##### DATASET EXCERPTS

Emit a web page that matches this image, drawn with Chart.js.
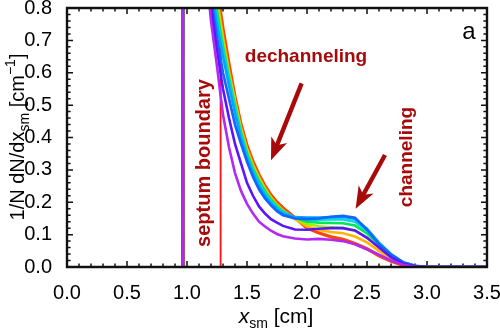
<!DOCTYPE html>
<html><head><meta charset="utf-8">
<script src="https://cdn.jsdelivr.net/npm/chart.js@4.4.1/dist/chart.umd.min.js"></script>
<style>html,body{margin:0;padding:0;background:#fff}#w{position:relative;width:500px;height:331px}
#frame{position:absolute;box-sizing:border-box;border:2px solid #111;pointer-events:none}</style>
</head><body><div id="w"><canvas id="c" width="500" height="331"></canvas><div id="frame"></div></div>
<script>
// shared x grid (cm)
const xGrid = [1.10,1.15,1.20,1.25,1.30,1.35,1.40,1.45,1.50,1.55,1.60,1.65,1.70,1.75,1.80,1.90,2.00,2.10,2.20,2.30,2.40,2.50,2.60,2.70,2.80,2.90,3.00,3.50];
// x at which each distribution rises at the crystal edge
const jumpX = [0.965,0.966,0.966,0.967,0.967,0.968,0.968,0.969,0.970];
const seriesNames = ["violet","indigo","blue","sky","cyan","green","lime","amber","red"];
const violet = [2.0,0.95,0.76,0.62,0.47,0.37,0.29,0.235,0.195,0.165,0.14,0.125,0.112,0.102,0.095,0.088,0.085,0.087,0.084,0.080,0.070,0.055,0.038,0.020,0.007,0.001,0,0];
const indigo = [2.0,1.10,0.80,0.67,0.55,0.46,0.38,0.32,0.26,0.22,0.187,0.165,0.148,0.137,0.127,0.116,0.115,0.118,0.120,0.120,0.113,0.090,0.060,0.030,0.010,0.002,0,0];
const blue   = [2.0,1.20,0.83,0.71,0.60,0.52,0.44,0.38,0.325,0.278,0.24,0.212,0.19,0.172,0.16,0.150,0.148,0.150,0.155,0.158,0.152,0.115,0.070,0.038,0.015,0.004,0,0];
const sky    = [2.0,1.30,0.87,0.75,0.65,0.56,0.475,0.398,0.337,0.289,0.251,0.221,0.197,0.179,0.165,0.154,0.153,0.153,0.154,0.155,0.148,0.118,0.075,0.040,0.015,0.004,0,0];
const cyan   = [2.0,1.35,0.89,0.77,0.67,0.575,0.488,0.407,0.345,0.297,0.259,0.228,0.203,0.184,0.169,0.153,0.146,0.146,0.147,0.147,0.140,0.112,0.072,0.038,0.014,0.003,0,0];
const green  = [2.0,1.40,0.91,0.79,0.68,0.585,0.497,0.415,0.352,0.304,0.266,0.234,0.208,0.188,0.172,0.152,0.140,0.137,0.136,0.135,0.128,0.104,0.068,0.035,0.013,0.003,0,0];
const lime   = [2.0,1.45,0.93,0.81,0.695,0.595,0.505,0.422,0.358,0.31,0.271,0.238,0.211,0.19,0.173,0.150,0.133,0.126,0.123,0.120,0.112,0.092,0.060,0.031,0.011,0.002,0,0];
const amber  = [2.0,1.50,0.95,0.83,0.71,0.605,0.515,0.43,0.365,0.316,0.277,0.243,0.215,0.193,0.175,0.148,0.125,0.114,0.108,0.104,0.094,0.076,0.050,0.026,0.009,0.002,0,0];
const red    = [2.0,1.60,0.98,0.86,0.735,0.625,0.525,0.44,0.375,0.325,0.285,0.25,0.222,0.20,0.182,0.152,0.120,0.105,0.093,0.085,0.072,0.056,0.035,0.018,0.006,0.001,0,0];
const seriesValues = [violet,indigo,blue,sky,cyan,green,lime,amber,red];
const seriesColors = ["#b428f5","#5a14ff","#1464ff","#00a5ff","#00dcdc","#00e65a","#a0f000","#ffb400","#ff4600"];
const septumX = 1.28;
const xTicks = [0,0.5,1.0,1.5,2.0,2.5,3.0,3.5];
const yTicks = [0,0.1,0.2,0.3,0.4,0.5,0.6,0.7,0.8];
const X_MIN=0, X_MAX=3.5, Y_MIN=0, Y_MAX=0.8;

const FONT = "'Liberation Sans', Arial, Helvetica, sans-serif";
const DARKRED = "#a80a0a";

const datasets = seriesValues.map((vals,i)=>({
  label: seriesNames[i],
  data: [{x:jumpX[i]-0.003,y:0},{x:jumpX[i],y:3}].concat(xGrid.map((x,k)=>({x:x,y:vals[k]}))),
  borderColor: seriesColors[i],
  borderWidth: i===seriesValues.length-1 ? 3.4 : 2.6,
  pointRadius: 0, tension: 0, fill:false
}));
datasets.push({label:"septum", data:[{x:septumX,y:Y_MIN},{x:septumX,y:Y_MAX}], borderColor:"#ff1010", borderWidth:1.8, pointRadius:0});
// inward tick marks (minor every 0.1 in x, 0.02 in y)
const tx = 6*(X_MAX-X_MIN)/420, ty = 6*(Y_MAX-Y_MIN)/259;
const tickPts=[];
for(let i=0;i<=35;i++){ const v=i/10, f=(i%5===0)?1:0.6;
  tickPts.push({x:v,y:Y_MIN},{x:v,y:Y_MIN+ty*f},{x:v,y:null},{x:v,y:Y_MAX},{x:v,y:Y_MAX-ty*f},{x:v,y:null}); }
const tickPtsY=[];
for(let i=0;i<=40;i++){ const v=i*0.02, f=(i%5===0)?1:0.6;
  tickPtsY.push({x:X_MIN,y:v},{x:X_MIN+tx*f,y:v},{x:X_MIN,y:null},{x:X_MAX,y:v},{x:X_MAX-tx*f,y:v},{x:X_MAX,y:null}); }
datasets.push({label:"ticksX", data:tickPts, borderColor:"#111", borderWidth:1.5, pointRadius:0, spanGaps:false, clip:false});
datasets.push({label:"ticksY", data:tickPtsY, borderColor:"#111", borderWidth:1.5, pointRadius:0, spanGaps:false, clip:false});

function rich(ctx, parts, x, y, rot){
  ctx.save(); ctx.translate(x,y); if(rot) ctx.rotate(rot);
  let tot=0; parts.forEach(p=>{ctx.font=p.f; p.w=ctx.measureText(p.t).width; tot+=p.w;});
  let cx=-tot/2; ctx.textBaseline="alphabetic"; ctx.textAlign="left"; ctx.fillStyle="#000";
  parts.forEach(p=>{ctx.font=p.f; ctx.fillText(p.t,cx,p.dy||0); cx+=p.w;});
  ctx.restore();
}
function poly(ctx, pts, color){
  ctx.fillStyle=color; ctx.beginPath(); ctx.moveTo(pts[0][0],pts[0][1]);
  for(let k=1;k<pts.length;k++) ctx.lineTo(pts[k][0],pts[k][1]);
  ctx.closePath(); ctx.fill();
}
function arrow(ctx, x0,y0,x1,y1){
  const a=Math.atan2(y1-y0,x1-x0), L=Math.hypot(x1-x0,y1-y0);
  ctx.save(); ctx.translate(x0,y0); ctx.rotate(a);
  poly(ctx,[[0,-2.2],[L-14,-2.2],[L-14,2.2],[0,2.2]],DARKRED);
  poly(ctx,[[L,0],[L-22,-8.5],[L-16,0],[L-22,8.5]],DARKRED);
  ctx.restore();
}
const deco = {
  id:"deco",
  afterDraw(chart){
    const ctx=chart.ctx, xs=chart.scales.x, ys=chart.scales.y;
    const L=xs.getPixelForValue(X_MIN), R=xs.getPixelForValue(X_MAX);
    const T=ys.getPixelForValue(Y_MAX), B=ys.getPixelForValue(Y_MIN);
    // frame on canvas in a near-black tone
    ctx.save();
    poly(ctx,[[L-1.2,T-1.2],[R+1.2,T-1.2],[R+1.2,B+1.2],[L-1.2,B+1.2],[L-1.2,T-1.2],[L+1.2,T+1.2],[L+1.2,B-1.2],[R-1.2,B-1.2],[R-1.2,T+1.2],[L+1.2,T+1.2]],"#1a1a1a");
    ctx.restore();
    // overlay frame element aligned with the chart area
    const fr=document.getElementById("frame");
    fr.style.left=(L-1)+"px"; fr.style.top=(T-1)+"px"; fr.style.width=(R-L+2)+"px"; fr.style.height=(B-T+2)+"px";
    ctx.save();
    ctx.fillStyle=DARKRED; ctx.textAlign="center"; ctx.textBaseline="middle";
    ctx.font="bold 19px "+FONT;
    ctx.fillText("dechanneling", 306, 57);
    ctx.save(); ctx.translate(407,157); ctx.rotate(-Math.PI/2); ctx.fillText("channeling",0,0); ctx.restore();
    ctx.font="bold 20px "+FONT;
    ctx.save(); ctx.translate(204,163); ctx.rotate(-Math.PI/2); ctx.fillText("septum boundary",0,0); ctx.restore();
    ctx.fillStyle="#000"; ctx.font="24px "+FONT; ctx.fillText("a", 469, 32);
    ctx.restore();
    arrow(ctx, xs.getPixelForValue(1.955), ys.getPixelForValue(0.567), xs.getPixelForValue(1.70), ys.getPixelForValue(0.33));
    arrow(ctx, xs.getPixelForValue(2.65), ys.getPixelForValue(0.346), xs.getPixelForValue(2.405), ys.getPixelForValue(0.18));
    rich(ctx,[{t:"1/N dN/dx",f:"20px "+FONT},{t:"sm",f:"14px "+FONT,dy:5},{t:" [cm",f:"20px "+FONT},{t:"\u22121",f:"14px "+FONT,dy:-9},{t:"]",f:"20px "+FONT}], 24, 137, -Math.PI/2);
    rich(ctx,[{t:"x",f:"italic 21px "+FONT},{t:"sm",f:"14px "+FONT,dy:5},{t:" [cm]",f:"21px "+FONT}], 276, 323, 0);
  }
};
function fixX(s){ s.height=64; s.paddingLeft=0; s.paddingRight=0; s.paddingTop=0; s.paddingBottom=0; }
function fixY(s){ s.width=67; s.paddingLeft=0; s.paddingRight=0; s.paddingTop=0; s.paddingBottom=0; }
new Chart(document.getElementById("c"),{
  type:"line",
  data:{datasets},
  options:{
    responsive:false, animation:false, devicePixelRatio:1,
    layout:{padding:{top:8,right:13,left:0,bottom:0}},
    plugins:{legend:{display:false},tooltip:{enabled:false}},
    scales:{
      x:{type:"linear",min:X_MIN,max:X_MAX,afterFit:fixX,afterBuildTicks:s=>{s.ticks=xTicks.map(v=>({value:v}));},
         grid:{display:false},border:{display:false},
         ticks:{font:{size:20,family:FONT},color:"#000",padding:6,maxRotation:0,autoSkip:false,callback:v=>v.toFixed(1)}},
      y:{type:"linear",min:Y_MIN,max:Y_MAX,afterFit:fixY,afterBuildTicks:s=>{s.ticks=yTicks.map(v=>({value:v}));},
         grid:{display:false},border:{display:false},
         ticks:{font:{size:20,family:FONT},color:"#000",padding:7,autoSkip:false,callback:v=>v.toFixed(1)}}
    }
  },
  plugins:[deco]
});
</script></body></html>
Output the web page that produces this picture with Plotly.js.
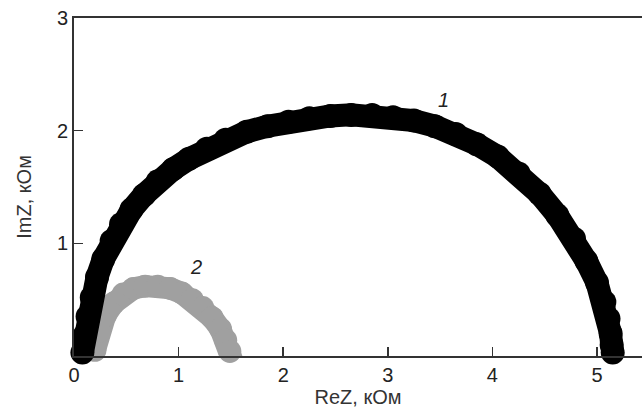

##########

## GIVEN EXERCISE
Count every line of the material above that holds the string "page", then state only the total.

## OUTPUT OF THE TASK
2